Task statement: Work out how many lines in the listing below include the word "matplotlib". Give nothing but the number.
start Data segment
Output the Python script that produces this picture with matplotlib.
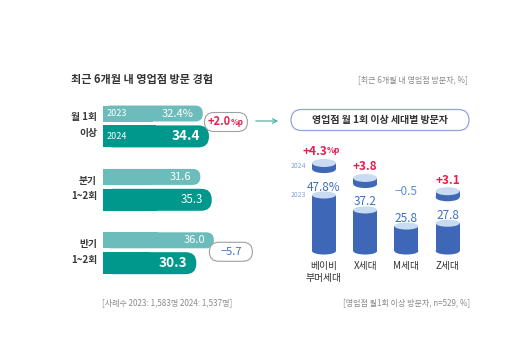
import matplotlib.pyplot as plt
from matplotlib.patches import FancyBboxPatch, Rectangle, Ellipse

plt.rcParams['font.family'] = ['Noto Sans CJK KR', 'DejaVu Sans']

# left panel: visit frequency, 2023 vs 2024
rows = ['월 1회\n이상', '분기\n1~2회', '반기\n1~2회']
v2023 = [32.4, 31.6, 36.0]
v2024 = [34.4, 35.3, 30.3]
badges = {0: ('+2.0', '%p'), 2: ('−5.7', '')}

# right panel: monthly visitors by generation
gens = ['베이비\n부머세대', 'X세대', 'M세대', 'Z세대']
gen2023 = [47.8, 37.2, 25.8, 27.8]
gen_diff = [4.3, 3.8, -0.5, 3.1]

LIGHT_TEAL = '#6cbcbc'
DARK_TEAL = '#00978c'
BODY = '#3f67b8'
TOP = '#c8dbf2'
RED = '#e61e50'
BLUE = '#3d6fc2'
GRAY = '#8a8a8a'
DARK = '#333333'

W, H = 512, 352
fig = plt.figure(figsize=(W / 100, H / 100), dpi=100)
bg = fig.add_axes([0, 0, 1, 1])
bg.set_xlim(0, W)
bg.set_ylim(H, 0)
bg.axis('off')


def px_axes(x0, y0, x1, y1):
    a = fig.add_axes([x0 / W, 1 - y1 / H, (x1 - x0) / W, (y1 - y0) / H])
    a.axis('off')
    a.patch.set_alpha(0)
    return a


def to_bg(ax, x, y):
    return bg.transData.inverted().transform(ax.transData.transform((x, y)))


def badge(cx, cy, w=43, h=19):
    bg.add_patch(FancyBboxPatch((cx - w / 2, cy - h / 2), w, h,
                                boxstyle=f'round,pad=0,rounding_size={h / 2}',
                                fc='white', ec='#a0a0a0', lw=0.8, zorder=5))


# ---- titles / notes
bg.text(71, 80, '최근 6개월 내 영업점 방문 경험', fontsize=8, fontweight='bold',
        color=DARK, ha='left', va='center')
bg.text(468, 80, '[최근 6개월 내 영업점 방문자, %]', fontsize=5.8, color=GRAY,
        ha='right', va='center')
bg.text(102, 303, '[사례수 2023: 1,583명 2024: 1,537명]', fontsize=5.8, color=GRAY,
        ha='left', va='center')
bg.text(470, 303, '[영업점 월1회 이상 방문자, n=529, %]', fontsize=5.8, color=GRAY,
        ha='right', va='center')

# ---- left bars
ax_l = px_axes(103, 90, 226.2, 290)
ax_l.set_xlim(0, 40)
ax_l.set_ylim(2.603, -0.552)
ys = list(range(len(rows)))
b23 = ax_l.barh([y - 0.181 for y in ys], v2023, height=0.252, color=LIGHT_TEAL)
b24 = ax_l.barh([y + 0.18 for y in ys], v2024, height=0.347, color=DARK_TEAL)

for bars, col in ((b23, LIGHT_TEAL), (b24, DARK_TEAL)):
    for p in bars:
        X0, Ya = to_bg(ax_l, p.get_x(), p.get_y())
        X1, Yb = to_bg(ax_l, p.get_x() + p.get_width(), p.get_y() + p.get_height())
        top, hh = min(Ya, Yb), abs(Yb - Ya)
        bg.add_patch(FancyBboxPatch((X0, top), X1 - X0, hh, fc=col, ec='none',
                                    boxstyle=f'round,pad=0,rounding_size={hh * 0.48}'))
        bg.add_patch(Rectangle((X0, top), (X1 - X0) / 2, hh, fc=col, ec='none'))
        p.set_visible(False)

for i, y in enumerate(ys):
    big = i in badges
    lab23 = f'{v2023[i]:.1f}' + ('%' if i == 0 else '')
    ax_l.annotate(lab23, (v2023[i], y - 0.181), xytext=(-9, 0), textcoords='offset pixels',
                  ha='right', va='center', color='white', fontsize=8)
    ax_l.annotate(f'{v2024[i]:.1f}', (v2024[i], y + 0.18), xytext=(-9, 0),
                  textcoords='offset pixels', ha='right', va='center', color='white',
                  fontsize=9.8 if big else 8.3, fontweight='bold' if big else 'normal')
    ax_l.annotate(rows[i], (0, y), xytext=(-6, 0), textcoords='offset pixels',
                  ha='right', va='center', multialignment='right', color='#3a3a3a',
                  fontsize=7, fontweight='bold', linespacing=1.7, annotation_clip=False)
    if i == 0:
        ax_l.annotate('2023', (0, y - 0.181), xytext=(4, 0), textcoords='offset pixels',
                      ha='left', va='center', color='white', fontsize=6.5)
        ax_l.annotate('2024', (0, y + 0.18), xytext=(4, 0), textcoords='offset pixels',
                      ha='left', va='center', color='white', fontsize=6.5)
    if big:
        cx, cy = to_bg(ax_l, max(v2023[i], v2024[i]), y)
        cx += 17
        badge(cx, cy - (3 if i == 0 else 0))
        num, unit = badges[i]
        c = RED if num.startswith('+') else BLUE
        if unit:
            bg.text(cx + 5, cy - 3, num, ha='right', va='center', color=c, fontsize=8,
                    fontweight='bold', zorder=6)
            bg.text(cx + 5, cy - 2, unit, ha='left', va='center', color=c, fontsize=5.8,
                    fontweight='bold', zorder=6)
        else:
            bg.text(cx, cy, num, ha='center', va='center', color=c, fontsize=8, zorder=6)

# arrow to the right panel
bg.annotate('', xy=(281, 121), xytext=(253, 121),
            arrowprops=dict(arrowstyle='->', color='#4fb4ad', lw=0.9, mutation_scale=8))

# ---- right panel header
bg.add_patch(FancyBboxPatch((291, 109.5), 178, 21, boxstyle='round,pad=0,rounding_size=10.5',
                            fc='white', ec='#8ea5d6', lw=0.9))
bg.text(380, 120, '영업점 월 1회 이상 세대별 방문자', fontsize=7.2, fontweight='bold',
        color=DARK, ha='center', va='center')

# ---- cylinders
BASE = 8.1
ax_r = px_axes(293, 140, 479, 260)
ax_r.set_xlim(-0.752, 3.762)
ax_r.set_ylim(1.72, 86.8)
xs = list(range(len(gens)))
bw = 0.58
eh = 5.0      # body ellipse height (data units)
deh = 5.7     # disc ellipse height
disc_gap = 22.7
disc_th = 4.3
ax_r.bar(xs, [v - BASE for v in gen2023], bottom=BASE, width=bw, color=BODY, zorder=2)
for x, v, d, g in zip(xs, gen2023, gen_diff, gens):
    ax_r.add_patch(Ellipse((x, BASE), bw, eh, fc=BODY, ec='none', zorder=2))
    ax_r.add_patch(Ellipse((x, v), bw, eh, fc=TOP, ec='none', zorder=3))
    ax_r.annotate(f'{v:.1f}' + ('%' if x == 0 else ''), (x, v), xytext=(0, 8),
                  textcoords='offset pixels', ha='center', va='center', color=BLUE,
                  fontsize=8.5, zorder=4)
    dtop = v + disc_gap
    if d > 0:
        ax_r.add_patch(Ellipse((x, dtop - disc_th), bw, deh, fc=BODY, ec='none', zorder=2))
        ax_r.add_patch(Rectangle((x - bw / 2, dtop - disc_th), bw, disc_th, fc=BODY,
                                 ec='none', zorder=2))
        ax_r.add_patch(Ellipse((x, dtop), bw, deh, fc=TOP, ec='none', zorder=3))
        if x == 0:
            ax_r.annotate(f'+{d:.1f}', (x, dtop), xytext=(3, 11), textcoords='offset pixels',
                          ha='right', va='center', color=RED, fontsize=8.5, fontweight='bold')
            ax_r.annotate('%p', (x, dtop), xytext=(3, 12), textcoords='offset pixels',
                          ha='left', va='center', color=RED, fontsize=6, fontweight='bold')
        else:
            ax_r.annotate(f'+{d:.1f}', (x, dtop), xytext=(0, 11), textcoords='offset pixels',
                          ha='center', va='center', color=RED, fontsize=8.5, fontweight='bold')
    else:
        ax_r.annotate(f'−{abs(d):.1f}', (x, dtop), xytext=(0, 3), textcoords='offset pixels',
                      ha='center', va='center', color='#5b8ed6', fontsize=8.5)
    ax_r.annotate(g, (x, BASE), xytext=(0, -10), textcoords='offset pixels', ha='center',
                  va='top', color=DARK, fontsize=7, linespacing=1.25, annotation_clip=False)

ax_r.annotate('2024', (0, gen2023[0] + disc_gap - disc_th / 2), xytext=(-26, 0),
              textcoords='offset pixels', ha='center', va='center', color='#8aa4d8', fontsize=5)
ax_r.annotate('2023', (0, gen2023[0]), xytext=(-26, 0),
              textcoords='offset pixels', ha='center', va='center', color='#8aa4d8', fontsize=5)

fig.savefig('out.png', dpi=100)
end Data segment
Response: 3